## Description of the task
Skipping all pictures, set down the lines of the listing from the first through the one with "YAxis, ReferenceDot, ReferenceArea".

## Provided information

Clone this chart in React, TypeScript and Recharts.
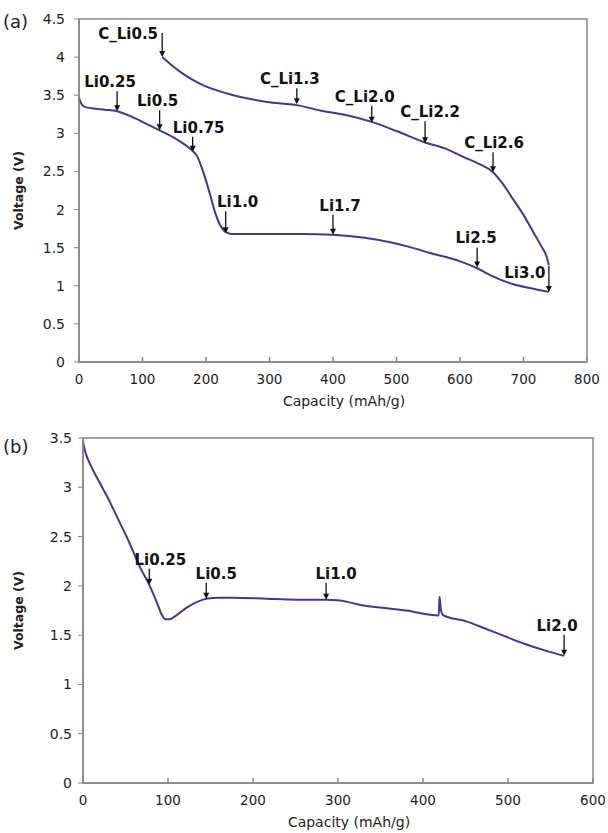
import { LineChart, Line, XAxis, YAxis, ReferenceDot, ReferenceArea } from 'recharts'

// (a) discharge curve
const capA1 = [0, 3, 8, 20, 40, 60, 80, 100, 127, 150, 170, 180, 186, 192, 200, 207, 214, 222, 230, 240, 300, 350, 400, 450, 490, 520, 553, 600, 627, 650, 684, 710, 740]
const voltA1 = [3.47, 3.4, 3.35, 3.33, 3.31, 3.29, 3.23, 3.15, 3.04, 2.94, 2.83, 2.76, 2.7, 2.58, 2.38, 2.18, 1.97, 1.8, 1.71, 1.68, 1.68, 1.68, 1.67, 1.63, 1.57, 1.51, 1.43, 1.32, 1.23, 1.13, 1.02, 0.97, 0.92]

// (a) charge curve
const capA2 = [131, 145, 159, 175, 191, 215, 243, 270, 296, 343, 380, 420, 461, 500, 545, 580, 605, 630, 652, 668, 684, 700, 715, 728, 736, 740]
const voltA2 = [4.0, 3.9, 3.81, 3.72, 3.65, 3.57, 3.5, 3.45, 3.41, 3.37, 3.3, 3.24, 3.15, 3.03, 2.88, 2.79, 2.69, 2.6, 2.49, 2.33, 2.13, 1.93, 1.71, 1.52, 1.39, 1.27]

// (b) discharge curve
const capB = [0, 3, 6, 12, 20, 30, 40, 55, 67, 78, 87, 92, 97, 102, 108, 122, 135, 145, 160, 176, 216, 250, 286, 300, 315, 330, 349, 380, 418.5, 419.5, 421, 424, 451, 475, 496, 520, 545, 566]
const voltB = [3.46, 3.35, 3.28, 3.17, 3.04, 2.88, 2.7, 2.43, 2.19, 2.01, 1.83, 1.72, 1.66, 1.66, 1.69, 1.78, 1.84, 1.87, 1.88, 1.88, 1.87, 1.86, 1.86, 1.855, 1.83, 1.8, 1.78, 1.75, 1.7, 1.89, 1.76, 1.7, 1.64, 1.56, 1.49, 1.41, 1.34, 1.29]

// annotations (a)
const notesA = ['C_Li0.5', 'Li0.25', 'Li0.5', 'Li0.75', 'Li1.0', 'C_Li1.3', 'C_Li2.0', 'C_Li2.2', 'C_Li2.6', 'Li1.7', 'Li2.5', 'Li3.0']
const noteCapA = [131, 60, 127, 179, 231, 343, 461, 545, 652, 400, 627, 740]
const noteVoltA = [4.0, 3.29, 3.04, 2.76, 1.69, 3.38, 3.14, 2.87, 2.49, 1.67, 1.24, 0.92]

// annotations (b)
const notesB = ['Li0.25', 'Li0.5', 'Li1.0', 'Li2.0']
const noteCapB = [78, 145, 286, 566]
const noteVoltB = [2.01, 1.87, 1.86, 1.29]

const xTicksA = [0, 100, 200, 300, 400, 500, 600, 700, 800]
const yTicksA = [0, 0.5, 1, 1.5, 2, 2.5, 3, 3.5, 4, 4.5]
const xTicksB = [0, 100, 200, 300, 400, 500, 600]
const yTicksB = [0, 0.5, 1, 1.5, 2, 2.5, 3, 3.5]

// arrow layout: [arrow length, label dx, label dy (baseline from arrow top)]
const layoutA = [
  [24, -34, 6],
  [20, -7, -4],
  [20, -2, -4],
  [15, 6, -4],
  [22, 12, -4],
  [16, -7, -4],
  [17, -7, -4],
  [22, 5, -4],
  [20, 1, -4],
  [20, 7, -4],
  [20, -1, -4],
  [26, -24, 12],
]
const layoutB = [
  [16, 11, -4],
  [16, 10, -4],
  [17, 10, -4],
  [21, -7, -4],
]

const LINE = '#3b3a96'
const AXIS = '#878787'
const TEXT = '#222'

const zip = (xs: number[], ys: number[]) => xs.map((c, i) => ({ cap: c, v: ys[i] }))

const XTick = ({ x, y, payload }: any) => (
  <g>
    <line x1={x} x2={x} y1={y} y2={y - 5} stroke={AXIS} strokeWidth={1.5} />
    <text x={x} y={y + 22} textAnchor="middle" fontSize={13.5} fill={TEXT}>
      {payload.value}
    </text>
  </g>
)

const arrowShape = (text: string, lay: number[]) => (p: any) => {
  const { cx, cy } = p
  const [len, dx, dy] = lay
  const top = cy - len
  return (
    <g>
      <line x1={cx} x2={cx} y1={top} y2={cy - 5} stroke="#111" strokeWidth={1.3} />
      <path d={`M${cx - 3},${cy - 6} L${cx + 3},${cy - 6} L${cx},${cy} Z`} fill="#111" />
      <text x={cx + dx} y={top + dy} textAnchor="middle" fontSize={15} fontWeight="bold" fill="#111">
        {text}
      </text>
    </g>
  )
}

const yTitle = (panel: string, panelDy: number) => (p: any) => {
  const { x, y, height } = p.viewBox
  const cy = y + height / 2
  const tx = x + 18
  return (
    <g>
      <text x={tx} y={cy} transform={`rotate(-90 ${tx} ${cy})`} textAnchor="middle" dominantBaseline="central" fontSize={12.5} fontWeight="bold" fill={TEXT}>
        Voltage (V)
      </text>
      <text x={x + 3} y={y + panelDy} fontSize={18} fill={TEXT}>
        {panel}
      </text>
    </g>
  )
}

const xTitle = (p: any) => {
  const { x, y, width } = p.viewBox
  return (
    <text x={x + width / 2 + 11} y={y + 44} textAnchor="middle" fontSize={14} fill={TEXT}>
      Capacity (mAh/g)
    </text>
  )
}

export default function App() {
  const a1 = zip(capA1, voltA1)
  const a2 = zip(capA2, voltA2)
  const b = zip(capB, voltB)
  return (
    <div style={{ position: 'absolute', left: 0, top: 0, width: 608, height: 833, background: '#fff', fontFamily: '"DejaVu Sans", sans-serif' }}>
      <LineChart width={608} height={410} margin={{ top: 19, right: 21, bottom: 0, left: 0 }}>
        <XAxis
          type="number"
          dataKey="cap"
          domain={[0, 800]}
          ticks={xTicksA}
          axisLine={{ stroke: AXIS, strokeWidth: 1.5 }}
          tickLine={false}
          tickSize={0}
          tickMargin={0}
          tick={<XTick />}
          height={48}
          label={xTitle}
        />
        <YAxis
          type="number"
          dataKey="v"
          domain={[0, 4.5]}
          ticks={yTicksA}
          width={79}
          axisLine={{ stroke: AXIS, strokeWidth: 1.5 }}
          tickLine={{ stroke: AXIS }}
          tickSize={5}
          tickMargin={9}
          tick={{ fontSize: 14, fill: TEXT }}
          label={yTitle('(a)', 9)}
        />
        <ReferenceArea x1={0} x2={800} y1={0} y2={4.5} fill="none" fillOpacity={0} stroke={AXIS} strokeWidth={1.5} />
        <Line data={a1} dataKey="v" type="monotone" stroke={LINE} strokeWidth={2} dot={false} isAnimationActive={false} />
        <Line data={a2} dataKey="v" type="monotone" stroke={LINE} strokeWidth={2} dot={false} isAnimationActive={false} />
        {notesA.map((t, i) => (
          <ReferenceDot key={t + i} x={noteCapA[i]} y={noteVoltA[i]} r={0} shape={arrowShape(t, layoutA[i])} />
        ))}
      </LineChart>
      <LineChart width={608} height={423} margin={{ top: 28, right: 15, bottom: 0, left: 0 }}>
        <XAxis
          type="number"
          dataKey="cap"
          domain={[0, 600]}
          ticks={xTicksB}
          axisLine={{ stroke: AXIS, strokeWidth: 1.5 }}
          tickLine={false}
          tickSize={0}
          tickMargin={0}
          tick={<XTick />}
          height={50}
          label={xTitle}
        />
        <YAxis
          type="number"
          dataKey="v"
          domain={[0, 3.5]}
          ticks={yTicksB}
          width={83}
          axisLine={{ stroke: AXIS, strokeWidth: 1.5 }}
          tickLine={{ stroke: AXIS }}
          tickSize={5}
          tickMargin={6}
          tick={{ fontSize: 14, fill: TEXT }}
          label={yTitle('(b)', 15)}
        />
        <ReferenceArea x1={0} x2={600} y1={0} y2={3.5} fill="none" fillOpacity={0} stroke={AXIS} strokeWidth={1.5} />
        <Line data={b} dataKey="v" type="monotone" stroke={LINE} strokeWidth={2} dot={false} isAnimationActive={false} />
        {notesB.map((t, i) => (
          <ReferenceDot key={t + i} x={noteCapB[i]} y={noteVoltB[i]} r={0} shape={arrowShape(t, layoutB[i])} />
        ))}
      </LineChart>
    </div>
  )
}
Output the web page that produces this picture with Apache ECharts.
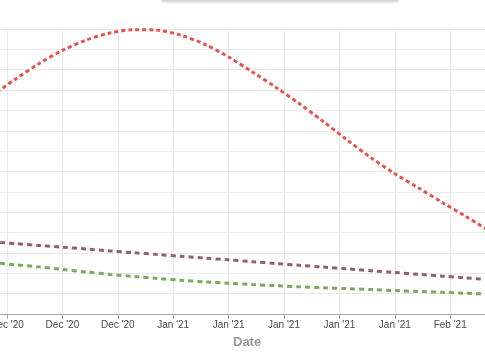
<!DOCTYPE html>
<html>
<head>
<meta charset="utf-8">
<script src="https://cdn.jsdelivr.net/npm/echarts@6/dist/echarts.min.js"></script>
<style>html,body{margin:0;padding:0;background:#fff}#c{width:485px;height:360px}</style>
</head>
<body>
<div id="c"></div>
<script>
const dates = ['2020-12-10','2020-12-13','2020-12-16','2020-12-19','2020-12-22','2020-12-25','2020-12-28','2020-12-31',
  '2021-01-03','2021-01-06','2021-01-09','2021-01-12','2021-01-15','2021-01-18','2021-01-21','2021-01-24',
  '2021-01-27','2021-01-30','2021-02-02','2021-02-05','2021-02-08','2021-02-11'];
const redValues = [10700,11520,12290,12950,13460,13800,13965,13940,13690,13245,12625,11890,11125,10315,9445,8545,7675,6895,6190,5480,4785,4075];
const mauveValues = [3545,3460,3370,3280,3195,3100,3010,2925,2835,2745,2660,2570,2480,2390,2305,2215,2125,2040,1950,1860,1775,1685];
const greenValues = [2535,2420,2315,2190,2065,1945,1840,1745,1660,1575,1515,1445,1390,1335,1290,1245,1200,1150,1105,1065,1020,975];
const baseDate = '2020-12-12';
const months = ['Jan','Feb','Mar','Apr','May','Jun','Jul','Aug','Sep','Oct','Nov','Dec'];

const DAY = 86400000;
const base = Date.parse(baseDate + 'T00:00:00Z');
const dayOf = s => (Date.parse(s + 'T00:00:00Z') - base) / DAY;
const pairs = vals => dates.map((d, i) => [dayOf(d), vals[i]]);
const fmt = v => {
  const dt = new Date(base + v * DAY);
  return months[dt.getUTCMonth()] + " '" + String(dt.getUTCFullYear()).slice(2);
};

const chart = echarts.init(document.getElementById('c'));
const mk = (name, vals, color, dash) => ({
  name, type: 'line', data: pairs(vals), showSymbol: false, smooth: 0.3,
  lineStyle: { color, width: 3, type: dash }, itemStyle: { color }
});
chart.setOption({
  animation: false,
  grid: { left: -48.4, right: -20.6, top: 29, bottom: 46, containLabel: false, outerBoundsMode: 'none' },
  xAxis: {
    type: 'value', min: -7, max: 63, interval: 7,
    axisLine: { lineStyle: { color: '#aaaaaa' } },
    axisTick: { show: true, length: 5, lineStyle: { color: '#aaaaaa' } },
    axisLabel: { formatter: fmt, color: '#4a4a4a', fontSize: 10, fontFamily: 'Liberation Sans, Arial', margin: 6 },
    splitLine: { show: true, lineStyle: { color: '#e9e9e9' } }
  },
  yAxis: {
    type: 'value', min: 0, max: 14000, interval: 1000,
    axisLine: { show: false }, axisTick: { show: false }, axisLabel: { show: false },
    splitLine: { show: true, lineStyle: { color: '#e9e9e9' } }
  },
  graphic: [
    { type: 'rect', shape: { x: 162, y: -20, width: 236, height: 20.5 },
      style: { fill: '#fff', stroke: '#d8d8d8', lineWidth: 1, shadowBlur: 3, shadowColor: 'rgba(0,0,0,0.15)', shadowOffsetY: 1 } },
    { type: 'text', left: 233, top: 336,
      style: { text: 'Date', fill: '#999', font: 'bold 13px "Liberation Sans", Arial' } }
  ],
  series: [
    mk('Red', redValues, '#e25552', [4, 3]),
    mk('Mauve', mauveValues, '#93606f', [5, 4]),
    mk('Green', greenValues, '#7fa85e', [5, 4])
  ]
});
</script>
</body>
</html>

## Result of the task
Clone this chart in React, TypeScript and Recharts.
import { LineChart, Line, XAxis, YAxis, ReferenceDot, ReferenceArea } from 'recharts'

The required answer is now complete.